== WORK TO BE COMPLETED ==
Can you write out all of the material below, word for word?

== PROVIDED DATA ==
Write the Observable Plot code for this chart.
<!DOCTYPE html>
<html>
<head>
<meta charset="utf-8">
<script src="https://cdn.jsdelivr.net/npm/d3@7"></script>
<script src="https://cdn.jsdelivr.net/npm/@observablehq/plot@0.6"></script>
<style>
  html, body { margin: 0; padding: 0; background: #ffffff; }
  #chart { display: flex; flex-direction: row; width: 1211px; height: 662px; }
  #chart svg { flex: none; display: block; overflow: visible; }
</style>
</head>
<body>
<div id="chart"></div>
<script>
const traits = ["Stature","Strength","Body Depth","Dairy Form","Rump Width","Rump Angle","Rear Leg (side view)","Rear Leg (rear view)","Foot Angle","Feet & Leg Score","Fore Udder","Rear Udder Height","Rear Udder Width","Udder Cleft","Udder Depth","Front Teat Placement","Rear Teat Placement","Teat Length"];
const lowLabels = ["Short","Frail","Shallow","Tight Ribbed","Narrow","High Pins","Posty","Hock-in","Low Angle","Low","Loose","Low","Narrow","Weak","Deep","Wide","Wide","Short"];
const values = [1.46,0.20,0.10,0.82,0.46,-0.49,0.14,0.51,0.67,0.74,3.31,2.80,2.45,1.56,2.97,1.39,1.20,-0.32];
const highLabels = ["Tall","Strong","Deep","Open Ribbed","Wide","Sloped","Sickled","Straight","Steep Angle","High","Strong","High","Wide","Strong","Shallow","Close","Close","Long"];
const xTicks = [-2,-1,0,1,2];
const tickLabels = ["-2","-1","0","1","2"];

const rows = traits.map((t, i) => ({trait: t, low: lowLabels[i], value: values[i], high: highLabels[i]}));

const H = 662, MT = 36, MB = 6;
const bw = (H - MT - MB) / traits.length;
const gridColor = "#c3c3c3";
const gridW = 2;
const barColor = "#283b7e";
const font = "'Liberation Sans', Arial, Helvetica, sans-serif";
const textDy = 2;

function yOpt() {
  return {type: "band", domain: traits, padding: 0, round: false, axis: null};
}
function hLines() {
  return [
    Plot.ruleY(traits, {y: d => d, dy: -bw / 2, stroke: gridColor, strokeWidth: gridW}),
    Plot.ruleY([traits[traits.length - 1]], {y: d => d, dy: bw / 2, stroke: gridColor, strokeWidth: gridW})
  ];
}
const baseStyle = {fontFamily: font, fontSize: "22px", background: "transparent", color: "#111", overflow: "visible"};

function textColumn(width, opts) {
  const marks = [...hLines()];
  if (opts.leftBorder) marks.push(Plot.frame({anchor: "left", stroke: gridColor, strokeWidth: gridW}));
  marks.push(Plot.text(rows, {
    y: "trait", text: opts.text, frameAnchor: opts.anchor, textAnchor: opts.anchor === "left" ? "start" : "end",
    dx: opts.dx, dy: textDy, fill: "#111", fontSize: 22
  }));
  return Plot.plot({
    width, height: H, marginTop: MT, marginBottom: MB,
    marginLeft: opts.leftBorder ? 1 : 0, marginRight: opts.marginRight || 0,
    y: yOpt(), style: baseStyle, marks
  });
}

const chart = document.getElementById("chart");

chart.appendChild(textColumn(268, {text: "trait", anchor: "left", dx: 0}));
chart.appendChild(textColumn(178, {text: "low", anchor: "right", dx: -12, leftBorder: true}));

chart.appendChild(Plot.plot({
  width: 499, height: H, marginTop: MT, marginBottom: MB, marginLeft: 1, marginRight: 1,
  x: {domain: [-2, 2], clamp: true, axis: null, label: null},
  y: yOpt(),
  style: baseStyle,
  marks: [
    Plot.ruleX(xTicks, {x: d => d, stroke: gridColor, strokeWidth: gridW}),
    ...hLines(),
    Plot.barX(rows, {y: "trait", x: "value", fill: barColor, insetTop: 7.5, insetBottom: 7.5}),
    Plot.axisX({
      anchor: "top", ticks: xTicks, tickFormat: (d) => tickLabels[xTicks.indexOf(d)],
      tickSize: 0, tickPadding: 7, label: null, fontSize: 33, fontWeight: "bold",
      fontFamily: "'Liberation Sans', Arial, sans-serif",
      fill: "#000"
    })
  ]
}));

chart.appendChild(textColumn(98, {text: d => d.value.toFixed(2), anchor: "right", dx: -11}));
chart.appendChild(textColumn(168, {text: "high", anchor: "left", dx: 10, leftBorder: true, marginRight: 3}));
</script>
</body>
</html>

== RIGHT ANSWER ==
Write the Observable Plot code for this chart.
<!DOCTYPE html>
<html>
<head>
<meta charset="utf-8">
<script src="https://cdn.jsdelivr.net/npm/d3@7"></script>
<script src="https://cdn.jsdelivr.net/npm/@observablehq/plot@0.6"></script>
<style>
  html, body { margin: 0; padding: 0; background: #ffffff; }
  #chart { display: flex; flex-direction: row; width: 1211px; height: 662px; }
  #chart svg { flex: none; display: block; overflow: visible; }
</style>
</head>
<body>
<div id="chart"></div>
<script>
const traits = ["Stature","Strength","Body Depth","Dairy Form","Rump Width","Rump Angle","Rear Leg (side view)","Rear Leg (rear view)","Foot Angle","Feet & Leg Score","Fore Udder","Rear Udder Height","Rear Udder Width","Udder Cleft","Udder Depth","Front Teat Placement","Rear Teat Placement","Teat Length"];
const lowLabels = ["Short","Frail","Shallow","Tight Ribbed","Narrow","High Pins","Posty","Hock-in","Low Angle","Low","Loose","Low","Narrow","Weak","Deep","Wide","Wide","Short"];
const values = [1.46,0.20,0.10,0.82,0.46,-0.49,0.14,0.51,0.67,0.74,3.31,2.80,2.45,1.56,2.97,1.39,1.20,-0.32];
const highLabels = ["Tall","Strong","Deep","Open Ribbed","Wide","Sloped","Sickled","Straight","Steep Angle","High","Strong","High","Wide","Strong","Shallow","Close","Close","Long"];
const xTicks = [-2,-1,0,1,2];
const tickLabels = ["-2","-1","0","1","2"];

const rows = traits.map((t, i) => ({trait: t, low: lowLabels[i], value: values[i], high: highLabels[i]}));

const H = 662, MT = 36, MB = 6;
const bw = (H - MT - MB) / traits.length;
const gridColor = "#c3c3c3";
const gridW = 2;
const barColor = "#283b7e";
const font = "'Liberation Sans', Arial, Helvetica, sans-serif";
const textDy = 2;

function yOpt() {
  return {type: "band", domain: traits, padding: 0, round: false, axis: null};
}
function hLines() {
  return [
    Plot.ruleY(traits, {y: d => d, dy: -bw / 2, stroke: gridColor, strokeWidth: gridW}),
    Plot.ruleY([traits[traits.length - 1]], {y: d => d, dy: bw / 2, stroke: gridColor, strokeWidth: gridW})
  ];
}
const baseStyle = {fontFamily: font, fontSize: "22px", background: "transparent", color: "#111", overflow: "visible"};

function textColumn(width, opts) {
  const marks = [...hLines()];
  if (opts.leftBorder) marks.push(Plot.frame({anchor: "left", stroke: gridColor, strokeWidth: gridW}));
  marks.push(Plot.text(rows, {
    y: "trait", text: opts.text, frameAnchor: opts.anchor, textAnchor: opts.anchor === "left" ? "start" : "end",
    dx: opts.dx, dy: textDy, fill: "#111", fontSize: 22
  }));
  return Plot.plot({
    width, height: H, marginTop: MT, marginBottom: MB,
    marginLeft: opts.leftBorder ? 1 : 0, marginRight: opts.marginRight || 0,
    y: yOpt(), style: baseStyle, marks
  });
}

const chart = document.getElementById("chart");

chart.appendChild(textColumn(268, {text: "trait", anchor: "left", dx: 0}));
chart.appendChild(textColumn(178, {text: "low", anchor: "right", dx: -12, leftBorder: true}));

chart.appendChild(Plot.plot({
  width: 499, height: H, marginTop: MT, marginBottom: MB, marginLeft: 1, marginRight: 1,
  x: {domain: [-2, 2], clamp: true, axis: null, label: null},
  y: yOpt(),
  style: baseStyle,
  marks: [
    Plot.ruleX(xTicks, {x: d => d, stroke: gridColor, strokeWidth: gridW}),
    ...hLines(),
    Plot.barX(rows, {y: "trait", x: "value", fill: barColor, insetTop: 7.5, insetBottom: 7.5}),
    Plot.axisX({
      anchor: "top", ticks: xTicks, tickFormat: (d) => tickLabels[xTicks.indexOf(d)],
      tickSize: 0, tickPadding: 7, label: null, fontSize: 33, fontWeight: "bold",
      fontFamily: "'Liberation Sans', Arial, sans-serif",
      fill: "#000"
    })
  ]
}));

chart.appendChild(textColumn(98, {text: d => d.value.toFixed(2), anchor: "right", dx: -11}));
chart.appendChild(textColumn(168, {text: "high", anchor: "left", dx: 10, leftBorder: true, marginRight: 3}));
</script>
</body>
</html>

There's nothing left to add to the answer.